Plot: What’s it about?
Riff Randel (P.J. Soles) is a rebel, she likes to stir up trouble at times and her heroes are The Ramones, the punk rock band. She loves the band more than anyone should love a musical ensemble, so when a show by The Ramones is announced in her town, she almost goes insane. In order to get tickets and the best tickets available for the show, she decides to camp outside the box office. So she skips school for not one, not two, but three days, to make sure she gets the tickets she wants. Her efforts pay off, as she snares all the tickets she needs, so her rock ‘n’ roll adventure is on. But when she hands out all of her tickets but one to her friends, her own ticket is taken by the evil principal. Now it looks like Riff will have to miss the concert of a lifetime, but can she somehow figure out a way to be at the show?
This movie is all about The Ramones. So it doesn’t tell their story or give them the bulk of the screen time, but Rock ‘n’ Roll High School is all about The Ramones. P.J. Soles, who was twenty-nine when the film was made, stars as the high school senior who loves The Ramones. As a fan of horror cinema, I have seen a lot of Soles, but this is one of her few prominent roles. She is usually in much smaller roles, often fodder for whatever killer happens to be on the prowl. The movie is a basic high school comedy, but with such cool music involved, it is easy to look beyond the sometimes thin material. This is campish and not that good, but if you’re a fan of The Ramones, then it is a must see, without question. Disney’s disc offers the best version out there, the same transfer as before and a mixture of old and new supplements.
Video: How does it look?
Rock ‘n’ Roll High School is presented in 1.85:1 widescreen, though this is not anamorphic, despite the claims on the case. This is the same transfer found on the previous release, which leaves us with a decent, but not impressive presentation. The print is in solid condition, but there is frequent debris and while minor, grain is an issue at times. I found colors to be bright however, while contrast is no concern at all. I do wish this were a new visual effort, but this one isn’t that bad.
Audio: How does it sound?
Mono is mono, right? The music is the lone element that would benefit from surround sound and to be honest, I think it sounds fine in mono. The music has a raw sound and in this case, that is good news and helps set the proper tone. The rest of the elements are subdued and typical mono elements, very little life and usually thin in terms of scope. But dialogue is clean and no vocals are lost, so all in all, a decent treatment. Not the best, but it suits the material just fine.

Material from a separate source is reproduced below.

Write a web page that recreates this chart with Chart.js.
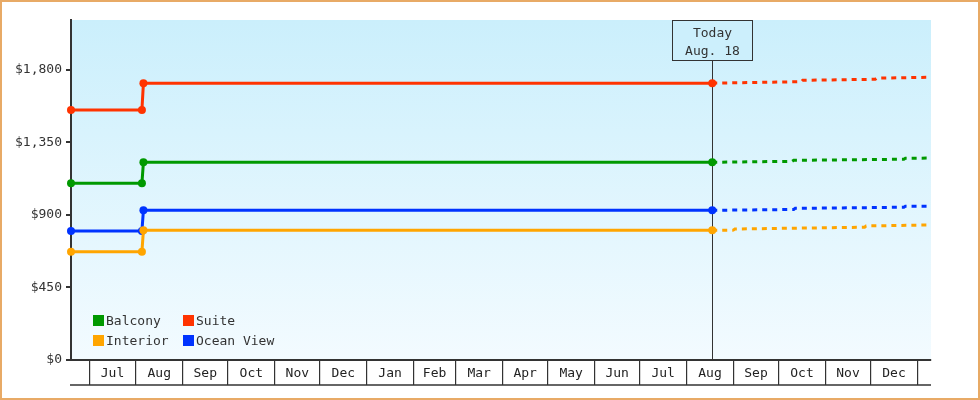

Supplements: What are the extras?
Back to School is a fun retrospective featurette, which has some informative interviews and even stories of which bands were almost chosen instead of The Ramones. Roger Corman is joined by star Dey Young on an audio commentary session, in which the two discuss the production. The short shoot and low budget are covered well, while Young shares her perspective as a performer, which adds to the experience. Alan Arkush is present on a second track, joined by two other crew members. The session is casual and candid, so there is a lot of insight to be had in this one. This disc also includes audio outtakes of The Ramones’ performance, two radio ads, and the film’s theatrical trailer.